Ormai si parla solo di “buona scuola” ma di cosa sia la scuola e a cosa serva pare non riguardi nessuno. Già perché la buona scuola alla fine è contrapposta a quella cattiva; esiste la buona scuola delle aree metropolitane, dei quartieri “per bene”, la scuola polo, la scuola che progetta, e poi, quella “cattiva”, dei quartieri a rischio, delle aree defraudate, delle piccole isole e dei piccoli comuni montani (anzi queste erano “brutte e cattive” e la Gelmini le ha soppresse con la sua riforma).
Ci si dimentica facilmente di queste realtà dove gli alunni spesso hanno un nucleo familiare così composto: la madre che spesso di lavoro fa la prostituta, il padre (se lo conoscono) che sconta qualche anno in galera, alcuni che vivono in casa famiglia, altri ragazzi che spesso giocano a fare gli spacciatori o a tempo perso usano armi…
Vi assicuro, non sono poche queste scuole “brutte”, queste scuole dette a “rischio”, sono anch’esse scuole pubbliche.
Eppure tutte le mattine degli insegnanti certamente “brutti” vanno a lavorare in questi luoghi, sperando anche di portare un po’ di “buon” esempio e di legalità.
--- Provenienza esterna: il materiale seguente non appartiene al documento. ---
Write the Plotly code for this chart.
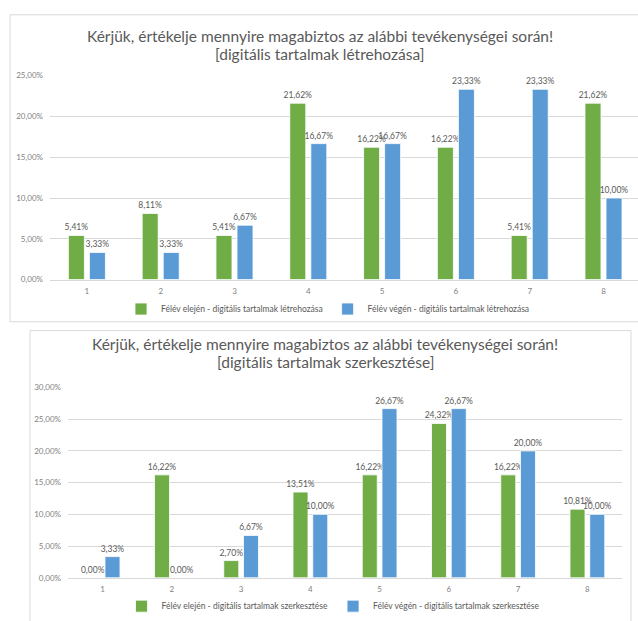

Non danno lezioni, avulsi da quel contesto, quindi poco Manzoni e Leopardi perché questi, in fondo, erano dei privilegiati, s’insiste su una letteratura considerata minore: Capuana, Verga, Di Giacomo, Eduardo. Eppure, x i brutti alunni di una brutta scuola sono gli autori migliori, quelli che li riscattano, il segno che lo studio può servire davvero a pensare a un domani migliore. Lo studio appunto, non indici di gradimento, non docenti tipo, non alunni tipo; lo studio con le Lim o come si riesce a fare, viste le poche risorse, lo studio nelle “classi scomposte” di fatto, dove questa è la norma e non una metodologia d’avanguardia. In tutto ciò gli alunni si abitueranno ad autorientarsi nella scelta dei curriculi forse attraverso un “mi piace”, come fanno su facebook, quale sia il criterio di selezione con cui consapevolmente si giunga a questa scelta sfugge.
Dovrei essere giudicata da questi alunni? Sarebbe una gara impari per i fautori della “buona scuola”… Stravincerei. Per ognuno di quelle facce io rappresento una via di fuga, un mecenate, una persona speciale… Tengo i loro cuori, non il loro numero e loro ne sono consapevoli.
La scuola è anche questa; per alcuni è un’oasi dove conoscono l’ordine e dove la campanella propina certezze, dove se bussano alla porta entrano i bidelli, no gli strozzini o qualcuno armato; questa brutta scuola è una fucina educativa, non butta i ragazzi per strada, non li fa delinquere, non gli impedisce di coltivare il loro sogno.
Come fa la politica a non conoscere la propria realtà, come fa lo Stato a parlare di scuola solo in parte dando per scontato che tutti in questo Paese siano uguali? Questi studenti di chi sono?
Si parla di scuola come se fosse un’unica realtà, una scuola fatta di numeri e di format e di standard, senza guardare tutto quello che ci sta attorno: il degrado, la mancanza di servizi, il vuoto istituzionale, considerando tutto numeri e budget!
In queste scuole lo Stato sono proprio i docenti.
Secondo alcuni la scuola dovrebbe invece servire a costruire delle aziende con profitto ed altre destinate al fallimento; lo Stato che utilizza la scuola per precostituire la società, per creare una teoria della razza edulcorata, distinta in buoni e cattivi, con slogan che predicano di riforme e cambiamenti.
Sarebbe questa la modernità post gentiliana, riforma tanto criticata per aver rimarcato la differenza tra i licei ed i professionali, questa specie di riforma vestita da “buona scuola” che di buono ha solo il nome e altro non è che un “giudizio universale” della nuova società.